### [Task]
In the entries below, find the lines that contain the word "chart" and copy them.

### [Extracted material]
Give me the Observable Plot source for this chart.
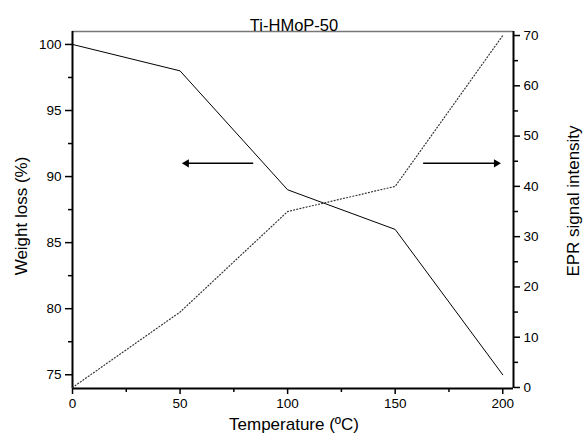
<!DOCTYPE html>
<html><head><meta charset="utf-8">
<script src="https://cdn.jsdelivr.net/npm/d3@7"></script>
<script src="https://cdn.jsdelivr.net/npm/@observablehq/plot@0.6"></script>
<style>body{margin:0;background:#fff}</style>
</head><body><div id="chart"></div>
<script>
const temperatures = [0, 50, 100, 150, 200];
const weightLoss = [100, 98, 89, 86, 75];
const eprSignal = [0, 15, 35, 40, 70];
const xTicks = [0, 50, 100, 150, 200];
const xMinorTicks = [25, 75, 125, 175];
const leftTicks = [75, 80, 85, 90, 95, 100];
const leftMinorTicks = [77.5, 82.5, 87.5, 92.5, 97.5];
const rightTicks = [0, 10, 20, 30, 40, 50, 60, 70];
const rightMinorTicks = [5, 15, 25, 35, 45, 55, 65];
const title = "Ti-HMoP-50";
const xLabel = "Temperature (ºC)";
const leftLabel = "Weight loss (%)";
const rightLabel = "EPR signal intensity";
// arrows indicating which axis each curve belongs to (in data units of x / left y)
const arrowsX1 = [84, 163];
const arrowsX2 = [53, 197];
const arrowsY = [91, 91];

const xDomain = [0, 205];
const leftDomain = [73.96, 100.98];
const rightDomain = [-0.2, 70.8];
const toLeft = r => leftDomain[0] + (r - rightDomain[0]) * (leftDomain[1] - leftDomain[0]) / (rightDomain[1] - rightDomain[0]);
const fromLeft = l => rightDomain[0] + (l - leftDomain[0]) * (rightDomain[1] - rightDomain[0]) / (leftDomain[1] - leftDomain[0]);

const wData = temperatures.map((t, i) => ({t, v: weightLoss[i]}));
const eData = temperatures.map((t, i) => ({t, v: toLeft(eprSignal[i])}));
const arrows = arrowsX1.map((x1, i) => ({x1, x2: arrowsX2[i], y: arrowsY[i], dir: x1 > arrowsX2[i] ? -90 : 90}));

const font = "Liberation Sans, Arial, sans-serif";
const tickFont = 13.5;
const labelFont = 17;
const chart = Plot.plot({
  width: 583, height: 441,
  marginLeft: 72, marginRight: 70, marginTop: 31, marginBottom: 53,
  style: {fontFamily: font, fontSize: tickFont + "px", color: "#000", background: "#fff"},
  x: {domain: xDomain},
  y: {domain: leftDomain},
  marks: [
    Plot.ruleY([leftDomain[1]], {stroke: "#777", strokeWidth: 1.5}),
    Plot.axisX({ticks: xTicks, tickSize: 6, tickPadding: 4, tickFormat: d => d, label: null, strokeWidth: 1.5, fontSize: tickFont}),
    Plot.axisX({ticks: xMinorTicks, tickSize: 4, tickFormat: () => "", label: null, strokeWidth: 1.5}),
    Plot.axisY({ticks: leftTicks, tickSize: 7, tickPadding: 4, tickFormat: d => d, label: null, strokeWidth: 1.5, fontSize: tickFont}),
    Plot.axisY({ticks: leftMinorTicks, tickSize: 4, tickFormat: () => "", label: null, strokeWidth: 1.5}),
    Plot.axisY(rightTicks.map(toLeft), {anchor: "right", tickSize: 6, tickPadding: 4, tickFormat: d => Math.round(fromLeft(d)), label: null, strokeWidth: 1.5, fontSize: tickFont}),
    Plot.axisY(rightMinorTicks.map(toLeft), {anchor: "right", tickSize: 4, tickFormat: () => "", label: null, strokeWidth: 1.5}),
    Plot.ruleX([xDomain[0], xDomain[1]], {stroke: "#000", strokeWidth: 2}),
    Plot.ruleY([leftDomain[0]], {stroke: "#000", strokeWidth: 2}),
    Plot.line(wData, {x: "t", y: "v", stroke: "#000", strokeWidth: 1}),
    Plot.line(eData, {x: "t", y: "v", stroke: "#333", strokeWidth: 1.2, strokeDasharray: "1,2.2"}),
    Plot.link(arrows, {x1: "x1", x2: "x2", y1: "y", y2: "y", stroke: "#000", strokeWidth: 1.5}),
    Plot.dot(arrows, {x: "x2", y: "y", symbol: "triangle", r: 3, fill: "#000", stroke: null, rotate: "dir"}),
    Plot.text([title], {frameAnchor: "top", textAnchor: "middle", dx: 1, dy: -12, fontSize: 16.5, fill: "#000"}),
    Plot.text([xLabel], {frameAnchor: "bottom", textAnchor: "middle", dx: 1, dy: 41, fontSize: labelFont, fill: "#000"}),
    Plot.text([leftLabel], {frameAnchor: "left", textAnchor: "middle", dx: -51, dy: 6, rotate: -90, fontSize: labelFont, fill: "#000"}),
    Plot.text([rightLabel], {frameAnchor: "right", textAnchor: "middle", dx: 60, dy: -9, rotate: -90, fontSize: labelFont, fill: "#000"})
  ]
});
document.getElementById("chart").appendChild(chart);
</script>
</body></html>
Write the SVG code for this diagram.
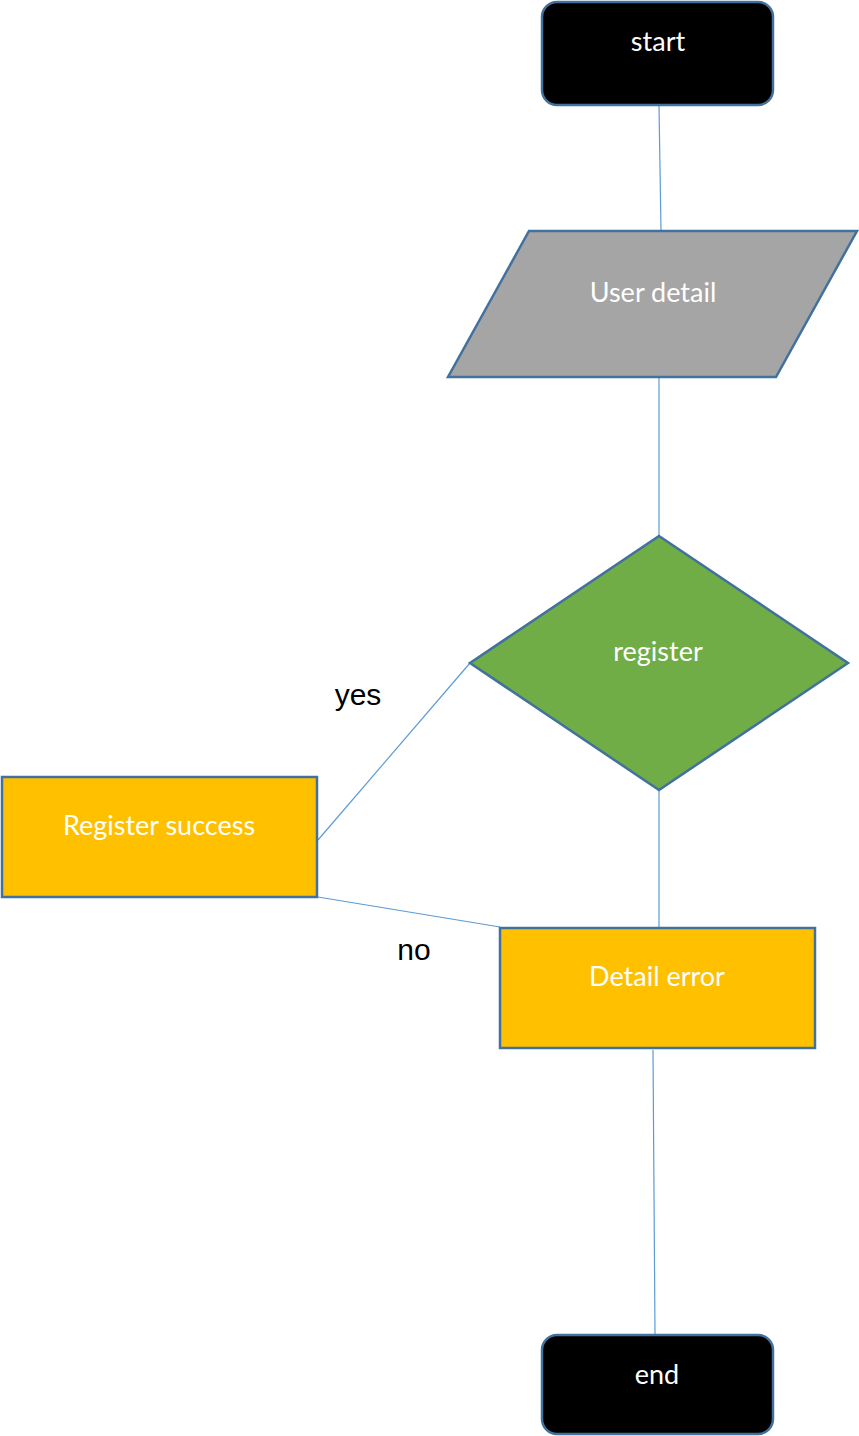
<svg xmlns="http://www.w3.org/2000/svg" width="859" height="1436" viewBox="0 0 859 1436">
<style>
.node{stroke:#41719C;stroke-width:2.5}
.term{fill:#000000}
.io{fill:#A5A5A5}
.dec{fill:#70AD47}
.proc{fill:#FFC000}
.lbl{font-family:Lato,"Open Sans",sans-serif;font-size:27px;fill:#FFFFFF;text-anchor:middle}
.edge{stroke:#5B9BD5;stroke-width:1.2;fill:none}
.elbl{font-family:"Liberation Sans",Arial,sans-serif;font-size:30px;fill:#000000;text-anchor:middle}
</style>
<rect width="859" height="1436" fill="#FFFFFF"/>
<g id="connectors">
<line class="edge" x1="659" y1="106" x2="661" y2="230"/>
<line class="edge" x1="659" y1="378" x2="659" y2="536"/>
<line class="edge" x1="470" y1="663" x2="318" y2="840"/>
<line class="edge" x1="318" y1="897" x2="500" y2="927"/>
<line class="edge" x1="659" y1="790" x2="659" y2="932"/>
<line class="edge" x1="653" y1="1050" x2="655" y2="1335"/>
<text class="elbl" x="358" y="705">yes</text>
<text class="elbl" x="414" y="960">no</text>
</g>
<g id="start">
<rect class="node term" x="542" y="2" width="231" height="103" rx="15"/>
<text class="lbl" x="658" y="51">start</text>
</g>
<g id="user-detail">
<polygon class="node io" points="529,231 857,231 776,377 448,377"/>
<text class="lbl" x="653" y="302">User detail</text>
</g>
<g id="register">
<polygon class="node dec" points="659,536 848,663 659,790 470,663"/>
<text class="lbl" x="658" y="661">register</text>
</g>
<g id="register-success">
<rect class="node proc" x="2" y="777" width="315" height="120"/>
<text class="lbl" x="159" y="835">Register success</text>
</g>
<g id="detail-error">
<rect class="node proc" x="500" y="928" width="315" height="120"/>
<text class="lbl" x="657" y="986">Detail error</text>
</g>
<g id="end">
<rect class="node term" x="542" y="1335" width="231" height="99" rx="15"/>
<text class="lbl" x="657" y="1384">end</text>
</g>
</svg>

### [Solution to this problem]
Give me the Observable Plot source for this chart.
</head><body><div id="chart"></div>
const chart = Plot.plot({
document.getElementById("chart").appendChild(chart);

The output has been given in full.